Bassi transferred from Tennessee to Harvard after her freshman year but was required to sit out of intercollegiate competition her sophomore year because of her transfer. Tennessee could have chosen to unbind Bassi from the requirement, but they refused to do so.
“It was very difficult practicing and not being able to compete,” Bassi said. “But, in retrospect, I think it was beneficial for me and for the team.
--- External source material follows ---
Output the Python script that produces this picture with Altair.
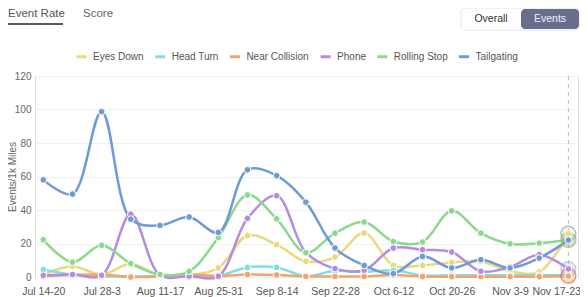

I was able to push people in practice, while learning how to support the team in ways other than swimming fast.”
While she was prohibited from competing for the Crimson, she was allowed to participate in training with the team, and took part in outside competitions, earning a silver medal in the Pan American games and winning the national championship in the 200-meter butterfly in 2003.
But Bassi contributed to her team in other ways by cheering on her teammates from the sidelines.
Morawski said that it was hard for Bassi to have to watch her teammates compete in important meets, such as the Ivy Championship.
“[But her time off] made her even more excited to compete for Harvard this year,” Morawski said. “[She became] more of a leader on land and a very positive force for the team.”
But while all of these girls demand a certain amount of respect because of their Olympic accomplishments, the Harvard women’s swimming and diving team works and competes together as a team.
“We don’t hold people up and put them up on a pedestal,” Morawski said. “The team comes first.”
And the team atmosphere is exactly why some of these swimmers choose to come to atmosphere.
“I especially love my class and love hanging out with them,” Hart said. “I hope that I can be another friend to lean on when someone’s having an off day.”
After a disappointing second place finish in last year’s Ivy Championships, losing to Princeton by only 16 points, the Harvard women’s swimming and diving team is ready to take on the challenge of a new season.
Both the swimmers and Morawski have faith though that this will be their year to finally win Ivies. They don’t want the feeling of second place again.
“I know we can do it,” Morawski said. “We have a great group of women.”